"Rainforest soil is considerably different from, say, American tallgrass prairie soil. I understand that it is quite difficult to sustain crops on former rainforest lands."
This is true. The nutrients are concentrated in the absolute top layer of soil, that is why so many trees there have large expanded bases. The trees do not have deep roots (no nutrients there) so the trees have large bases for stability and also to spread out as far as possible to gather the nutrients in the thin top layer.
None the less, when Coca Cola bought out Minute Maid, they also bought 12% of the land area of Belize to grow citrus. (The Florida crops are subject to unexpected freezes, that's no way to run a business.)
posted on 09/04/2002 7:29:04 AM PDT
I understand- and it was something of a surprise to learn so- that ground level diversity was quite low in rainforests. One would probably find more species of plants in a Southern decidous forest than a typical lowland rainforest- and the South's Coastal Plain savannahs and bogs have higher diversity than rain forests per square foot (and are mroe asthetically pleasing to my biased eye). I would imagine though that some types of rainforests have richer soil than others-and soils would vary in places. Of course, I have not had the privilege to travel in the lands where such forests grow- would like to sometime. Money and time...

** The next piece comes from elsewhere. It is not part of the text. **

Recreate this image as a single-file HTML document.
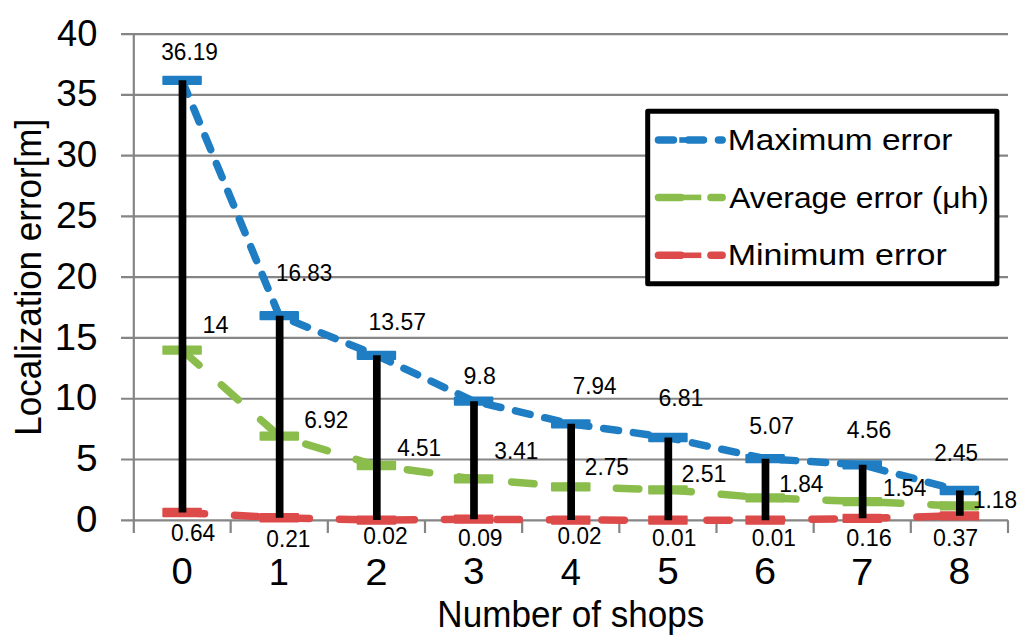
<!DOCTYPE html><html><head><meta charset="utf-8"><style>html,body{margin:0;padding:0;background:#fff;width:1024px;height:641px;overflow:hidden}svg{display:block}text{font-family:"Liberation Sans",sans-serif;fill:#000}</style></head><body>
<svg width="1024" height="641" viewBox="0 0 1024 641">
<rect width="1024" height="641" fill="#fff"/>
<path d="M121,520.30H1008 M121,459.52H1008 M121,398.74H1008 M121,337.96H1008 M121,277.18H1008 M121,216.40H1008 M121,155.62H1008 M121,94.84H1008 M121,34.06H1008 M133.80,34V533 M230.67,520.30V533 M327.83,520.30V533 M425.00,520.30V533 M522.17,520.30V533 M619.33,520.30V533 M716.50,520.30V533 M813.67,520.30V533 M910.83,520.30V533 M1008.00,520.30V533" stroke="#858585" stroke-width="2.2" fill="none"/>
<path d="M182.08,80.37 L279.25,315.71 L376.42,355.34 L473.58,401.17 L570.75,423.78 L667.92,437.52 L765.08,458.67 L862.25,464.87 L959.42,490.52" stroke="#1f7dc3" stroke-width="7.5" fill="none" stroke-linecap="round" stroke-linejoin="round" stroke-dasharray="15 15" stroke-dashoffset="0"/><rect x="162.33" y="75.72" width="39.5" height="9.3" rx="1" fill="#1f7dc3"/><rect x="259.50" y="311.06" width="39.5" height="9.3" rx="1" fill="#1f7dc3"/><rect x="356.67" y="350.69" width="39.5" height="9.3" rx="1" fill="#1f7dc3"/><rect x="453.83" y="396.52" width="39.5" height="9.3" rx="1" fill="#1f7dc3"/><rect x="551.00" y="419.13" width="39.5" height="9.3" rx="1" fill="#1f7dc3"/><rect x="648.17" y="432.87" width="39.5" height="9.3" rx="1" fill="#1f7dc3"/><rect x="745.33" y="454.02" width="39.5" height="9.3" rx="1" fill="#1f7dc3"/><rect x="842.50" y="460.22" width="39.5" height="9.3" rx="1" fill="#1f7dc3"/><rect x="939.67" y="485.87" width="39.5" height="9.3" rx="1" fill="#1f7dc3"/>
<path d="M182.08,350.12 L279.25,436.18 L376.42,465.48 L473.58,478.85 L570.75,486.87 L667.92,489.79 L765.08,497.93 L862.25,501.58 L959.42,505.96" stroke="#8bbd4c" stroke-width="7.5" fill="none" stroke-linecap="round" stroke-linejoin="round" stroke-dasharray="22.5 30" stroke-dashoffset="0"/><rect x="162.33" y="345.47" width="39.5" height="9.3" rx="1" fill="#8bbd4c"/><rect x="259.50" y="431.53" width="39.5" height="9.3" rx="1" fill="#8bbd4c"/><rect x="356.67" y="460.83" width="39.5" height="9.3" rx="1" fill="#8bbd4c"/><rect x="453.83" y="474.20" width="39.5" height="9.3" rx="1" fill="#8bbd4c"/><rect x="551.00" y="482.22" width="39.5" height="9.3" rx="1" fill="#8bbd4c"/><rect x="648.17" y="485.14" width="39.5" height="9.3" rx="1" fill="#8bbd4c"/><rect x="745.33" y="493.28" width="39.5" height="9.3" rx="1" fill="#8bbd4c"/><rect x="842.50" y="496.93" width="39.5" height="9.3" rx="1" fill="#8bbd4c"/><rect x="939.67" y="501.31" width="39.5" height="9.3" rx="1" fill="#8bbd4c"/>
<path d="M182.08,512.52 L279.25,517.75 L376.42,520.06 L473.58,519.21 L570.75,520.06 L667.92,520.18 L765.08,520.18 L862.25,518.36 L959.42,515.80" stroke="#dd4a4a" stroke-width="7.5" fill="none" stroke-linecap="round" stroke-linejoin="round" stroke-dasharray="22.5 30" stroke-dashoffset="0"/><rect x="162.33" y="507.87" width="39.5" height="9.3" rx="1" fill="#dd4a4a"/><rect x="259.50" y="513.10" width="39.5" height="9.3" rx="1" fill="#dd4a4a"/><rect x="356.67" y="515.41" width="39.5" height="9.3" rx="1" fill="#dd4a4a"/><rect x="453.83" y="514.56" width="39.5" height="9.3" rx="1" fill="#dd4a4a"/><rect x="551.00" y="515.41" width="39.5" height="9.3" rx="1" fill="#dd4a4a"/><rect x="648.17" y="515.53" width="39.5" height="9.3" rx="1" fill="#dd4a4a"/><rect x="745.33" y="515.53" width="39.5" height="9.3" rx="1" fill="#dd4a4a"/><rect x="842.50" y="513.71" width="39.5" height="9.3" rx="1" fill="#dd4a4a"/><rect x="939.67" y="511.15" width="39.5" height="9.3" rx="1" fill="#dd4a4a"/>
<path d="M182.48,80.37V512.52 M279.65,315.71V517.75 M376.82,355.34V520.06 M473.98,401.17V519.21 M571.15,423.78V520.06 M668.32,437.52V520.18 M765.48,458.67V520.18 M862.65,464.87V518.36 M959.82,490.52V515.80" stroke="#000" stroke-width="7.7" fill="none"/>
<rect x="647.7" y="111.3" width="349.2" height="172.4" fill="#fff" stroke="#000" stroke-width="5" stroke-linejoin="round"/>
<rect x="679.3" y="137.20" width="22" height="5.6" fill="#1f7dc3"/>
<path d="M654.7,140.00H722.15" stroke="#1f7dc3" stroke-width="7.5" stroke-linecap="round" stroke-dasharray="15 15" stroke-dashoffset="-3.75"/>
<rect x="679.3" y="194.60" width="22" height="5.6" fill="#8bbd4c"/>
<path d="M654.7,197.40H722.15" stroke="#8bbd4c" stroke-width="7.5" stroke-linecap="round" stroke-dasharray="22.5 30" stroke-dashoffset="-3.75"/>
<rect x="679.3" y="252.50" width="22" height="5.6" fill="#dd4a4a"/>
<path d="M654.7,255.30H722.15" stroke="#dd4a4a" stroke-width="7.5" stroke-linecap="round" stroke-dasharray="22.5 30" stroke-dashoffset="-3.75"/>
<text x="76.00" y="531.84" font-size="36.72" textLength="21.41" lengthAdjust="spacingAndGlyphs">0</text>
<text x="75.95" y="471.06" font-size="37.26" textLength="21.58" lengthAdjust="spacingAndGlyphs">5</text>
<text x="54.89" y="410.28" font-size="36.72" textLength="42.50" lengthAdjust="spacingAndGlyphs">10</text>
<text x="54.88" y="349.50" font-size="37.26" textLength="42.63" lengthAdjust="spacingAndGlyphs">15</text>
<text x="55.93" y="288.72" font-size="36.72" textLength="41.43" lengthAdjust="spacingAndGlyphs">20</text>
<text x="55.92" y="227.94" font-size="36.72" textLength="41.55" lengthAdjust="spacingAndGlyphs">25</text>
<text x="56.40" y="167.16" font-size="36.72" textLength="40.94" lengthAdjust="spacingAndGlyphs">30</text>
<text x="56.39" y="106.38" font-size="36.72" textLength="41.06" lengthAdjust="spacingAndGlyphs">35</text>
<text x="56.97" y="45.60" font-size="36.72" textLength="40.35" lengthAdjust="spacingAndGlyphs">40</text>
<text x="171.44" y="584.15" font-size="36.02" textLength="21.29" lengthAdjust="spacingAndGlyphs">0</text>
<text x="268.69" y="584.50" font-size="37.06" textLength="20.12" lengthAdjust="spacingAndGlyphs">1</text>
<text x="365.25" y="584.50" font-size="36.52" textLength="22.34" lengthAdjust="spacingAndGlyphs">2</text>
<text x="462.96" y="584.15" font-size="36.02" textLength="21.47" lengthAdjust="spacingAndGlyphs">3</text>
<text x="560.77" y="584.50" font-size="37.06" textLength="20.20" lengthAdjust="spacingAndGlyphs">4</text>
<text x="657.22" y="584.14" font-size="36.55" textLength="21.47" lengthAdjust="spacingAndGlyphs">5</text>
<text x="753.92" y="584.15" font-size="36.02" textLength="22.06" lengthAdjust="spacingAndGlyphs">6</text>
<text x="851.04" y="584.50" font-size="37.06" textLength="22.39" lengthAdjust="spacingAndGlyphs">7</text>
<text x="948.57" y="584.15" font-size="36.02" textLength="21.69" lengthAdjust="spacingAndGlyphs">8</text>
<text x="161.24" y="59.67" font-size="23.30" textLength="56.74" lengthAdjust="spacingAndGlyphs">36.19</text>
<text x="276.03" y="280.82" font-size="23.30" textLength="56.36" lengthAdjust="spacingAndGlyphs">16.83</text>
<text x="368.45" y="330.27" font-size="23.30" textLength="57.51" lengthAdjust="spacingAndGlyphs">13.57</text>
<text x="463.61" y="383.62" font-size="23.30" textLength="32.19" lengthAdjust="spacingAndGlyphs">9.8</text>
<text x="572.85" y="394.27" font-size="23.30" textLength="43.61" lengthAdjust="spacingAndGlyphs">7.94</text>
<text x="658.53" y="405.77" font-size="23.30" textLength="44.90" lengthAdjust="spacingAndGlyphs">6.81</text>
<text x="749.28" y="434.02" font-size="23.30" textLength="44.67" lengthAdjust="spacingAndGlyphs">5.07</text>
<text x="846.67" y="438.02" font-size="23.30" textLength="44.63" lengthAdjust="spacingAndGlyphs">4.56</text>
<text x="934.27" y="460.52" font-size="23.30" textLength="43.67" lengthAdjust="spacingAndGlyphs">2.45</text>
<text x="202.41" y="332.75" font-size="23.98" textLength="26.07" lengthAdjust="spacingAndGlyphs">14</text>
<text x="304.25" y="428.42" font-size="23.30" textLength="44.09" lengthAdjust="spacingAndGlyphs">6.92</text>
<text x="397.28" y="455.52" font-size="23.65" textLength="43.82" lengthAdjust="spacingAndGlyphs">4.51</text>
<text x="494.34" y="459.27" font-size="23.30" textLength="44.07" lengthAdjust="spacingAndGlyphs">3.41</text>
<text x="584.87" y="474.52" font-size="23.30" textLength="43.88" lengthAdjust="spacingAndGlyphs">2.75</text>
<text x="681.54" y="481.52" font-size="23.30" textLength="44.89" lengthAdjust="spacingAndGlyphs">2.51</text>
<text x="779.27" y="492.02" font-size="23.30" textLength="44.19" lengthAdjust="spacingAndGlyphs">1.84</text>
<text x="883.06" y="495.82" font-size="23.65" textLength="43.19" lengthAdjust="spacingAndGlyphs">1.54</text>
<text x="973.03" y="507.62" font-size="23.30" textLength="43.95" lengthAdjust="spacingAndGlyphs">1.18</text>
<text x="171.01" y="540.62" font-size="23.30" textLength="44.25" lengthAdjust="spacingAndGlyphs">0.64</text>
<text x="266.32" y="546.77" font-size="23.30" textLength="44.09" lengthAdjust="spacingAndGlyphs">0.21</text>
<text x="363.31" y="543.52" font-size="23.30" textLength="44.34" lengthAdjust="spacingAndGlyphs">0.02</text>
<text x="458.11" y="545.52" font-size="23.30" textLength="44.47" lengthAdjust="spacingAndGlyphs">0.09</text>
<text x="557.62" y="543.52" font-size="23.30" textLength="43.81" lengthAdjust="spacingAndGlyphs">0.02</text>
<text x="652.11" y="545.77" font-size="23.30" textLength="44.30" lengthAdjust="spacingAndGlyphs">0.01</text>
<text x="751.82" y="545.77" font-size="23.30" textLength="44.09" lengthAdjust="spacingAndGlyphs">0.01</text>
<text x="846.29" y="545.77" font-size="23.30" textLength="45.54" lengthAdjust="spacingAndGlyphs">0.16</text>
<text x="933.10" y="545.77" font-size="23.30" textLength="45.07" lengthAdjust="spacingAndGlyphs">0.37</text>
<text x="727.86" y="149.71" font-size="29.82" textLength="224.60" lengthAdjust="spacingAndGlyphs">Maximum error</text>
<text x="729.19" y="207.50" font-size="29.82" textLength="259.68" lengthAdjust="spacingAndGlyphs">Average error (μh)</text>
<text x="727.71" y="264.71" font-size="29.96" textLength="219.10" lengthAdjust="spacingAndGlyphs">Minimum error</text>
<text x="437.37" y="627.25" font-size="37.43" textLength="266.99" lengthAdjust="spacingAndGlyphs">Number of shops</text>
<text x="41.25" y="435.67" font-size="36.56" textLength="316.91" lengthAdjust="spacingAndGlyphs" transform="rotate(-90 41.25 435.67)">Localization error[m]</text>
</svg></body></html>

posted on 09/04/2002 6:49:37 PM PDT
Yes. Typically, in tropical rainforest soils there is a thin layer of partially decomposed organic material right at the soil surface, and all of the soil's fertility is contained therein. The mineral portion of the soil below this organic layer is composed largely of minerals highly resistant to weathering; mostly amorphous hydrated oxides and hydroxides of aluminum and iron (Gibbsite, Goerthite, etc). There is virtually no fertility in these minerals. I find the story posted here to be highly suspect. There is, however, a type of soil, naturally occuring, that these people might be referring to. Vertisols are soils composed principally of 2:1 expanding clays such as Montmorillonite. These clays expand as they absorb water when they are wet, and contract and crack when they dry. Organic material is incorporated into the soil by falling into the cracks, and thus these clays appear dark. Montmorillonitic soils have a high cation-exchange capacity (the ability to retain, and slowly release, plant nutrient cations such as Calcium, Potassium, Magnesium, etc), and are generally relatively fertile. These are widespread, though not abundant, in some tropical and temperate regions of the globe, usually in regions that have short rainy seasons followed by long dry seasons. They normally are NOT found in rainforest (humid or perhumid tropical) areas, because the rates of weathering are too high to sustain these minerals for long periods. These people need to have their site examined by competent soil scientists.